Extracted records
|---|
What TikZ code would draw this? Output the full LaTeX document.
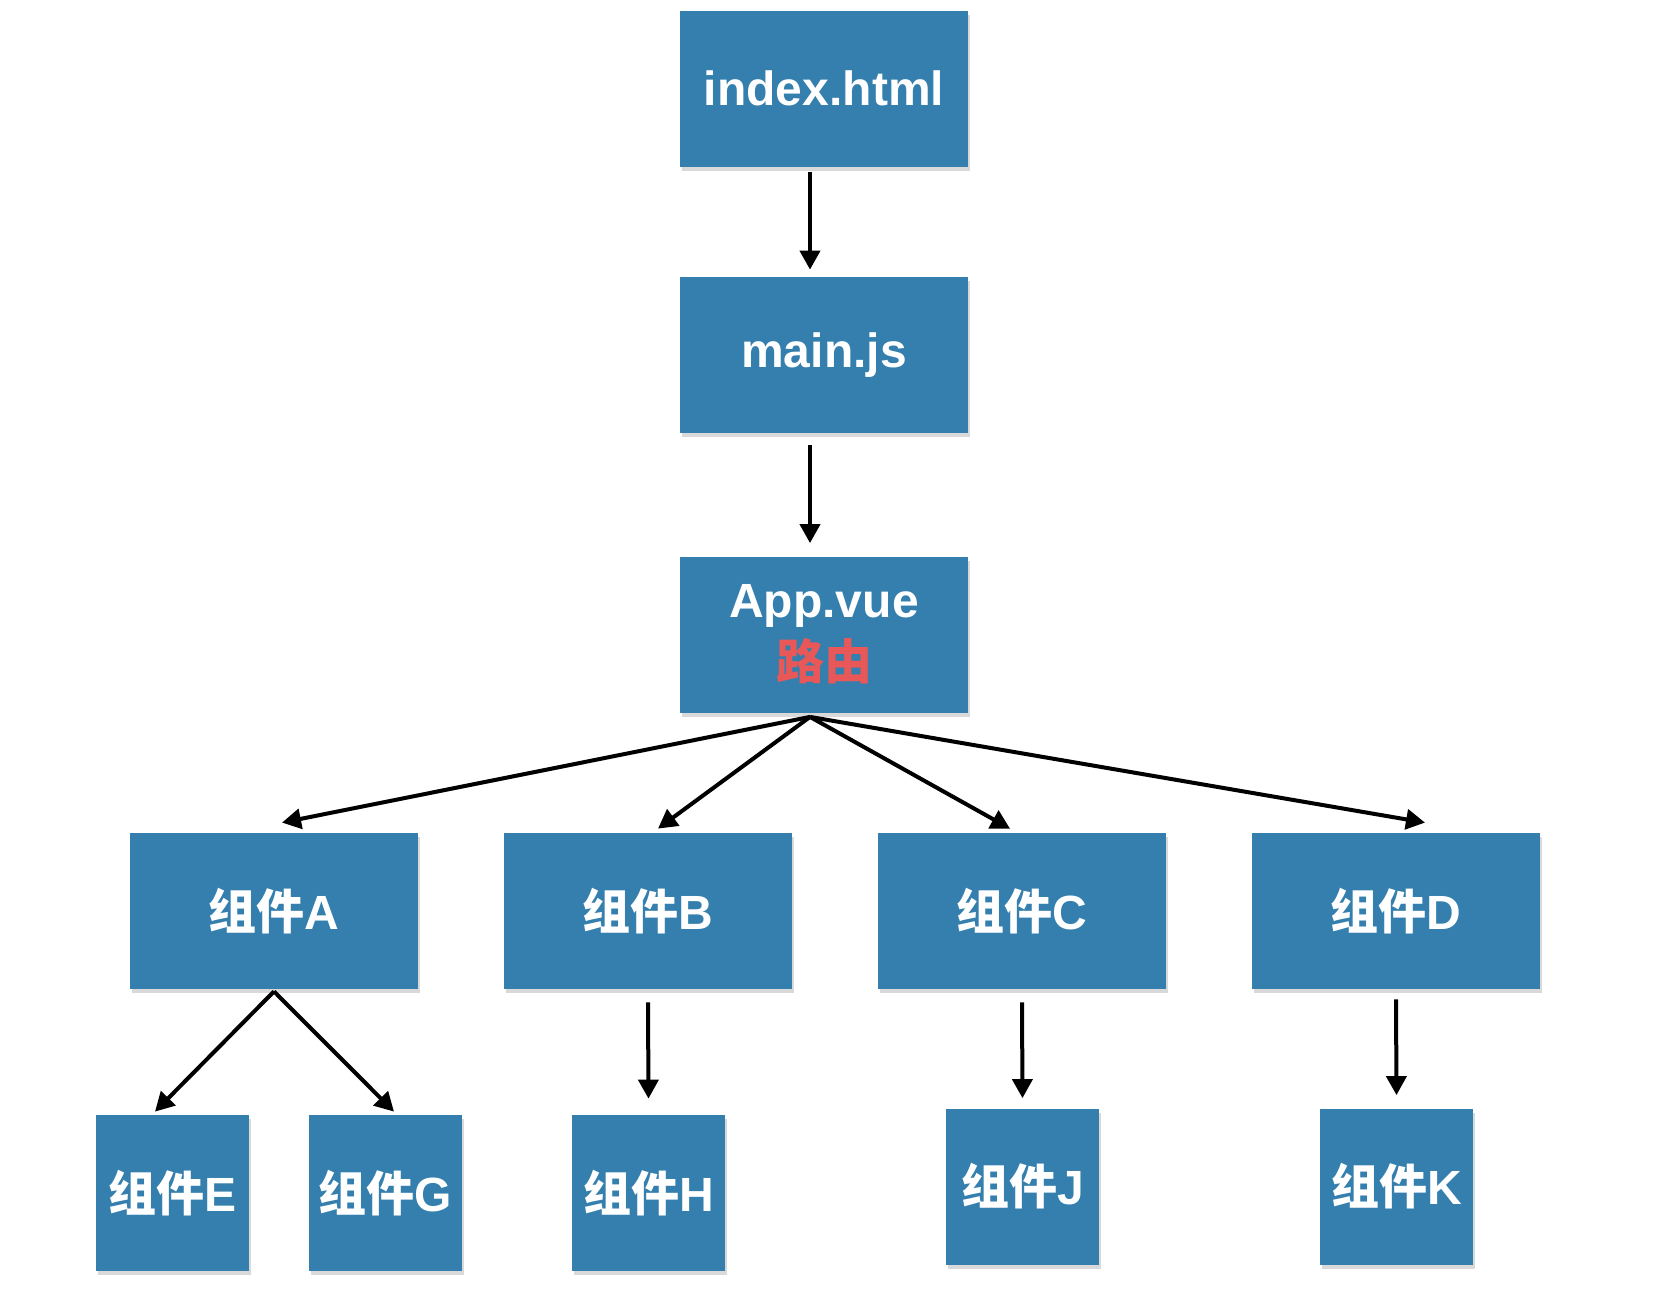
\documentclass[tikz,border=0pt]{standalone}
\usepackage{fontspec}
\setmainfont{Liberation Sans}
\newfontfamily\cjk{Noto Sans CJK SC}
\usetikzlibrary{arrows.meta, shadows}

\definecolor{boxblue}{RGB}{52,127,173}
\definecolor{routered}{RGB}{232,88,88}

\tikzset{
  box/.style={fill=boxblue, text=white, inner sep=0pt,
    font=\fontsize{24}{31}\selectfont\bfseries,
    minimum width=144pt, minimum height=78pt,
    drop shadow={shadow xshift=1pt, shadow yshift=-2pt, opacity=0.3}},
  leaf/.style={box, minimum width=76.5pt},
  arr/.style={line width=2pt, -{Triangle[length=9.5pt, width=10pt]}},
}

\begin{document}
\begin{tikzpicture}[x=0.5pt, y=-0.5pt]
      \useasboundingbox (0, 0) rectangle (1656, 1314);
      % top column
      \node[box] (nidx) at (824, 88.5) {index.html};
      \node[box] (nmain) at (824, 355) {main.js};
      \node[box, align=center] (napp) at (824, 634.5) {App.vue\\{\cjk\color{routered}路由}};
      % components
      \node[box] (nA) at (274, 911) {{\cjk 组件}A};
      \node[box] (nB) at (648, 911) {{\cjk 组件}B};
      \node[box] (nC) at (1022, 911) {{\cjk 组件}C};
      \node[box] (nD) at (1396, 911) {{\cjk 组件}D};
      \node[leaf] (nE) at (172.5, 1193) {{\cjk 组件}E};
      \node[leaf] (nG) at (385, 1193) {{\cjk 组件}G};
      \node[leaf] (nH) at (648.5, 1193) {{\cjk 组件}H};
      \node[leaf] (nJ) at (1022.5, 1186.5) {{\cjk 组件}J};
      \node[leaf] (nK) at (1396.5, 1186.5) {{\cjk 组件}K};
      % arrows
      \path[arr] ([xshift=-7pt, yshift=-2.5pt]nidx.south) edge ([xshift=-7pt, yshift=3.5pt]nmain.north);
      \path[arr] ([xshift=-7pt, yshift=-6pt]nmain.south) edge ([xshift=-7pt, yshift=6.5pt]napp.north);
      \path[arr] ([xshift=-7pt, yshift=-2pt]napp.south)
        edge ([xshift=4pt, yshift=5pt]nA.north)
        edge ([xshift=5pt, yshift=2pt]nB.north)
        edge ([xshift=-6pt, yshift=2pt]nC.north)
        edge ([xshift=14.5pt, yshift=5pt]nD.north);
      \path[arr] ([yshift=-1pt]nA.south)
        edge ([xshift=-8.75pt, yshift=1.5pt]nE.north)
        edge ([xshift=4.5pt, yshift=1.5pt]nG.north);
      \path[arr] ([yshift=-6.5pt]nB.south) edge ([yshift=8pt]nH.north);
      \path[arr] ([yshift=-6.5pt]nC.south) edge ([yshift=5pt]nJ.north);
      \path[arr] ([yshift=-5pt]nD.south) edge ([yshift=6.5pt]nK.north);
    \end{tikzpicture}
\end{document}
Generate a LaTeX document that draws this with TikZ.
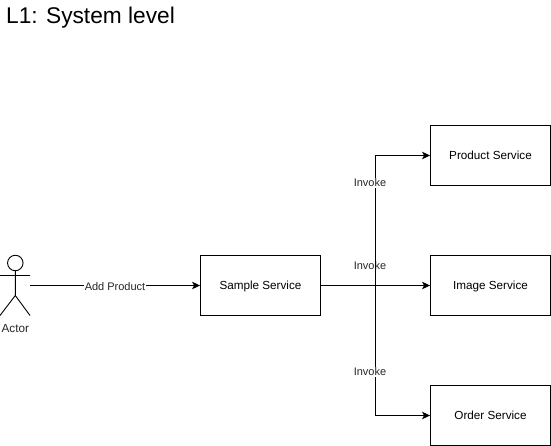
|---|
> PROBLEM DETAILS
Copy the data word for word. Pictures do not go in the copy.

> PROBLEM SOLUTION
What TikZ code would draw this? Output the full LaTeX document.
\documentclass[tikz,border=0pt]{standalone}
\usepackage{fontspec}
\setmainfont{Liberation Sans}
\newfontfamily\cjk{Noto Sans CJK SC}
\usetikzlibrary{arrows.meta, shadows}

\definecolor{boxblue}{RGB}{52,127,173}
\definecolor{routered}{RGB}{232,88,88}

\tikzset{
  box/.style={fill=boxblue, text=white, inner sep=0pt,
    font=\fontsize{24}{31}\selectfont\bfseries,
    minimum width=144pt, minimum height=78pt,
    drop shadow={shadow xshift=1pt, shadow yshift=-2pt, opacity=0.3}},
  leaf/.style={box, minimum width=76.5pt},
  arr/.style={line width=2pt, -{Triangle[length=9.5pt, width=10pt]}},
}

\begin{document}
\begin{tikzpicture}[x=0.5pt, y=-0.5pt]
      \useasboundingbox (0, 0) rectangle (1656, 1314);
      % top column
      \node[box] (nidx) at (824, 88.5) {index.html};
      \node[box] (nmain) at (824, 355) {main.js};
      \node[box, align=center] (napp) at (824, 634.5) {App.vue\\{\cjk\color{routered}路由}};
      % components
      \node[box] (nA) at (274, 911) {{\cjk 组件}A};
      \node[box] (nB) at (648, 911) {{\cjk 组件}B};
      \node[box] (nC) at (1022, 911) {{\cjk 组件}C};
      \node[box] (nD) at (1396, 911) {{\cjk 组件}D};
      \node[leaf] (nE) at (172.5, 1193) {{\cjk 组件}E};
      \node[leaf] (nG) at (385, 1193) {{\cjk 组件}G};
      \node[leaf] (nH) at (648.5, 1193) {{\cjk 组件}H};
      \node[leaf] (nJ) at (1022.5, 1186.5) {{\cjk 组件}J};
      \node[leaf] (nK) at (1396.5, 1186.5) {{\cjk 组件}K};
      % arrows
      \path[arr] ([xshift=-7pt, yshift=-2.5pt]nidx.south) edge ([xshift=-7pt, yshift=3.5pt]nmain.north);
      \path[arr] ([xshift=-7pt, yshift=-6pt]nmain.south) edge ([xshift=-7pt, yshift=6.5pt]napp.north);
      \path[arr] ([xshift=-7pt, yshift=-2pt]napp.south)
        edge ([xshift=4pt, yshift=5pt]nA.north)
        edge ([xshift=5pt, yshift=2pt]nB.north)
        edge ([xshift=-6pt, yshift=2pt]nC.north)
        edge ([xshift=14.5pt, yshift=5pt]nD.north);
      \path[arr] ([yshift=-1pt]nA.south)
        edge ([xshift=-8.75pt, yshift=1.5pt]nE.north)
        edge ([xshift=4.5pt, yshift=1.5pt]nG.north);
      \path[arr] ([yshift=-6.5pt]nB.south) edge ([yshift=8pt]nH.north);
      \path[arr] ([yshift=-6.5pt]nC.south) edge ([yshift=5pt]nJ.north);
      \path[arr] ([yshift=-5pt]nD.south) edge ([yshift=6.5pt]nK.north);
    \end{tikzpicture}
\end{document}
Generate a LaTeX document that draws this with TikZ.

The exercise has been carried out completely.